Reviewed by Craig Sisterson
FIVE STRANGERS IN FLORENCE, EACH WITH A DANGEROUS SECRET. AND AN APOCALYPTIC FLOOD THREATENING TO REVEAL EVERYTHING.
A wife on the run, a student searching for stolen art, a cleaner who has lined more than his pockets, a policeman whose career is almost over, and a guest who should never have received a wedding invite. Five strangers, entangled in the forger’s wicked web.
In a race against time, and desperate to save themselves and all they hold dear, will their secrets prove more treacherous than the ominous floodwaters swallowing the historic city?
Dive into a world of lies and deceit, where nothing is as it seems on the surface…
In the past, Auckland antiques dealer turned author Kirsten McKenzie has entertained readers around the world with tales ranging from historical time-slips to dark thrillers and horrors laced with the supernatural. In a way, she brings many of those ingredients together in her latest novel, an historical mystery set against apocalyptic floods in Florence, Italy in the late 1960s.
As the River Arno surges dangerously, the lives of five troubled strangers entwine in an historic city that is globally renowned for its art yet is still recovering in some ways from the war two decades before. Rhonda is a wife on the run, Helena is an art student hoping to recover family treasures, Richard is an unwelcome wedding guest, Stefano is a janitor at a famous art gallery, and Antonio is a jaded local policemen struggling with managing his own life let alone criminal investigations.
McKenzie creates plenty of momentum as readers shift perspective from one character to another – as well as the thoughts of the raging river itself as it bears down on Florence. Lies and treachery abound.
In THE FORGER AND THE THIEF it is the characters who are the heart of the tale more than various crimes that occur. But few if any of those we visit with are particularly likable. Coupled with the dramatic events, betrayals, and some rapid emotional shifts this sometimes gives the story a bit of a soap operatic or telenovela type of feel. There is plenty going on throughout, and McKenzie shines brightest in her rich evocation and vivid detail of time and place.
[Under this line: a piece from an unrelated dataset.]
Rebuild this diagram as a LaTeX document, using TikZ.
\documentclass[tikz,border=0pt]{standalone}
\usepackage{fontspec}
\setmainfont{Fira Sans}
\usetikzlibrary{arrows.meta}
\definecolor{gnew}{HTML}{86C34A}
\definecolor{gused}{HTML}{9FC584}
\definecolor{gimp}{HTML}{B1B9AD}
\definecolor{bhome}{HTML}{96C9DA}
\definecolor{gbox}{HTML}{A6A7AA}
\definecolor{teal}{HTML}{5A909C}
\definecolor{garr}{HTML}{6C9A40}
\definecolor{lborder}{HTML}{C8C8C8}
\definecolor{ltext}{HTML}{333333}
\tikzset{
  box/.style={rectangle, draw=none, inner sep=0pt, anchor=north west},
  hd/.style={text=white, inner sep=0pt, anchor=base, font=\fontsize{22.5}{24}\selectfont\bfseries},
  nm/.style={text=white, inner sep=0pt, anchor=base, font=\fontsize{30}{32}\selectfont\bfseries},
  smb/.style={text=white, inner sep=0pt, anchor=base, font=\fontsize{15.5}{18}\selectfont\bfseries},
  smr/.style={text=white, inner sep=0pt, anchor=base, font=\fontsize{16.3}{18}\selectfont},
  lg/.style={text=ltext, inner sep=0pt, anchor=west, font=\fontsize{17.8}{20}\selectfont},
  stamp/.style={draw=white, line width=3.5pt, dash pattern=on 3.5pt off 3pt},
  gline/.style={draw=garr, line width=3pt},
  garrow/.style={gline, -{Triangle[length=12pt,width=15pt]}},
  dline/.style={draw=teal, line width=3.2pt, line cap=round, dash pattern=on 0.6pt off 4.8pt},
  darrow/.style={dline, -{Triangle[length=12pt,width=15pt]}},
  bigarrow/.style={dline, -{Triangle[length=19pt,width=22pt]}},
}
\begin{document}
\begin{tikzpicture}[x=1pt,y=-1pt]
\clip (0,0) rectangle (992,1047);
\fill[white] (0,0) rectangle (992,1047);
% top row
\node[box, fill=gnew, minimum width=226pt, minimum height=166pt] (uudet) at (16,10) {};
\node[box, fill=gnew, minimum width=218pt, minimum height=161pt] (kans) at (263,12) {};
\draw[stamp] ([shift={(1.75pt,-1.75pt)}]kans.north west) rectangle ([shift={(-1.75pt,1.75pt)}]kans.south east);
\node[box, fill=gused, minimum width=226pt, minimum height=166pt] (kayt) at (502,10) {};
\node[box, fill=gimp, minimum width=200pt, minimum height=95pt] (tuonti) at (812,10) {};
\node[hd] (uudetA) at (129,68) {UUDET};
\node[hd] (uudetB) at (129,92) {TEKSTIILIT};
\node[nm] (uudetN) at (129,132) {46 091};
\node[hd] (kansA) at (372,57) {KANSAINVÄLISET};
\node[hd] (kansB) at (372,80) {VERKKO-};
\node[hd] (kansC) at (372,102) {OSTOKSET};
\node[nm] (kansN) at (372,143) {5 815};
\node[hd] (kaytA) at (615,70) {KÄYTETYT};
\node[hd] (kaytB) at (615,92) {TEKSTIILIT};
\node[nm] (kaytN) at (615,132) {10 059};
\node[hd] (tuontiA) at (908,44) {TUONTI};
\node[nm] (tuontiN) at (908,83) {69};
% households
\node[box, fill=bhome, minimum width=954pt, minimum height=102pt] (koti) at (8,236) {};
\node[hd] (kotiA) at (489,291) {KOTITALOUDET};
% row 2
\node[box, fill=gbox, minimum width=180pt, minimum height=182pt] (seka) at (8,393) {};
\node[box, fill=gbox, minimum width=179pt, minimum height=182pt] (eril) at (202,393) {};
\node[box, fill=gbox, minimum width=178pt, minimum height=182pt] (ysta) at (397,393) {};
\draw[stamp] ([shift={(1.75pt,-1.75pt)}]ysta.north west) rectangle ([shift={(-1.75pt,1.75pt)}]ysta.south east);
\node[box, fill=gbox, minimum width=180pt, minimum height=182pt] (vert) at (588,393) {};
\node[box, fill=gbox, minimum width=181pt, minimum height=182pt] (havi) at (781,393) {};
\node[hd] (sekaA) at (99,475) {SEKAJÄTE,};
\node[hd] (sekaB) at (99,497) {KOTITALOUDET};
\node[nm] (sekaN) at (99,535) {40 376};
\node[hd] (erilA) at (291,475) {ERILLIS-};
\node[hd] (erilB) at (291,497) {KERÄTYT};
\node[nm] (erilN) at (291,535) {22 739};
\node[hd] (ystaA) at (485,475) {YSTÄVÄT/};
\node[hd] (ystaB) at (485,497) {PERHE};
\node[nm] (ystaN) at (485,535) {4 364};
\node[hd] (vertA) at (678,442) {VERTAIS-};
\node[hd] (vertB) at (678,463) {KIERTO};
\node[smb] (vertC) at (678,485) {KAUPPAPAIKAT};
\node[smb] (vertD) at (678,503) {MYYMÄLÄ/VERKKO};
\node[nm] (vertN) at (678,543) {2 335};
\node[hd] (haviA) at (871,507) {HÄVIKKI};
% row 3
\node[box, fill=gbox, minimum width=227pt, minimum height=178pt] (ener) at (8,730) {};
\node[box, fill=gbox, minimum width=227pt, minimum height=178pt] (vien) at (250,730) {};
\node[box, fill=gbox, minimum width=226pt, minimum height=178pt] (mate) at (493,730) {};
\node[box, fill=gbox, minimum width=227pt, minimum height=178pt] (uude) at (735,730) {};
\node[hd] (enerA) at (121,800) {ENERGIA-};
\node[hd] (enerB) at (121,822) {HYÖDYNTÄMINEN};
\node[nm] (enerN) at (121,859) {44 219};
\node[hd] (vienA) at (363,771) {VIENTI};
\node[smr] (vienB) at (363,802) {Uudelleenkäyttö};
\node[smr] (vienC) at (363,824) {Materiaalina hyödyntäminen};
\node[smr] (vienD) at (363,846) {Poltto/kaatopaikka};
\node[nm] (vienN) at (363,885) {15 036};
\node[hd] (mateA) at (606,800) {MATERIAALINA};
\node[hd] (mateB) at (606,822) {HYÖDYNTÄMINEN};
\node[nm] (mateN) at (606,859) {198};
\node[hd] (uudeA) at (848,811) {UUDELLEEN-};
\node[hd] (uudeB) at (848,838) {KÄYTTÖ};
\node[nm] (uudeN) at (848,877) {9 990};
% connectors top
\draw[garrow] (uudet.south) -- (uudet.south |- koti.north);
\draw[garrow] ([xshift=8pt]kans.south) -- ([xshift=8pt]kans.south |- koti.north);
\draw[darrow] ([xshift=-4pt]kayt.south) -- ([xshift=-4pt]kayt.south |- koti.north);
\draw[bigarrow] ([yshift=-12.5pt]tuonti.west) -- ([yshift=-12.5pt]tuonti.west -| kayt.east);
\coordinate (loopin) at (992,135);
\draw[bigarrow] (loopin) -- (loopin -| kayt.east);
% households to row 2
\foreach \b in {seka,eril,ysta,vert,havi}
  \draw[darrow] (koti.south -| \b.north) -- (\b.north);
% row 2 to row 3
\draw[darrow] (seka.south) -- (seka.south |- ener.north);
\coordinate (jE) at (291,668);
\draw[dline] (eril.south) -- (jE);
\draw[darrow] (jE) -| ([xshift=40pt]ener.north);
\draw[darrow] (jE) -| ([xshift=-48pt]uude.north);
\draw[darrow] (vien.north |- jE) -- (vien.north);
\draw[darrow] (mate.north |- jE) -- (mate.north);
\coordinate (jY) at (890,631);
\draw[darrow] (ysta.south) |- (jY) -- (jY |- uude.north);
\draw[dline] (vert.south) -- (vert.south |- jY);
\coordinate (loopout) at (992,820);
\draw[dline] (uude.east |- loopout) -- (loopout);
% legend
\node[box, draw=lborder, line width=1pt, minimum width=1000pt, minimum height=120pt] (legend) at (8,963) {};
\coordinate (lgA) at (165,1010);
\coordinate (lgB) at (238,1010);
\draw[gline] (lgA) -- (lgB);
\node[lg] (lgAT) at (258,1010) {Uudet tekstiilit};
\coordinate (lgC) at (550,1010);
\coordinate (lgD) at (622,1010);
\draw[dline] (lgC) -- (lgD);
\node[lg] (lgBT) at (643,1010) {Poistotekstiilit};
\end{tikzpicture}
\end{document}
Craig Sisterson is a lawyer turned features writer from New Zealand, now living in London. In recent years he’s interviewed hundreds of crime writers and talked about the genre on national radio, top podcasts, and onstage at books festivals on three continents. He has been a judge of the Ned Kelly Awards and the McIlvanney Prize, and is founder of the Ngaio Marsh Awards and co-founder of Rotorua Noir. His first non-fiction book, SOUTHERN CROSS CRIME, was published in 2020. You can heckle him on Twitter.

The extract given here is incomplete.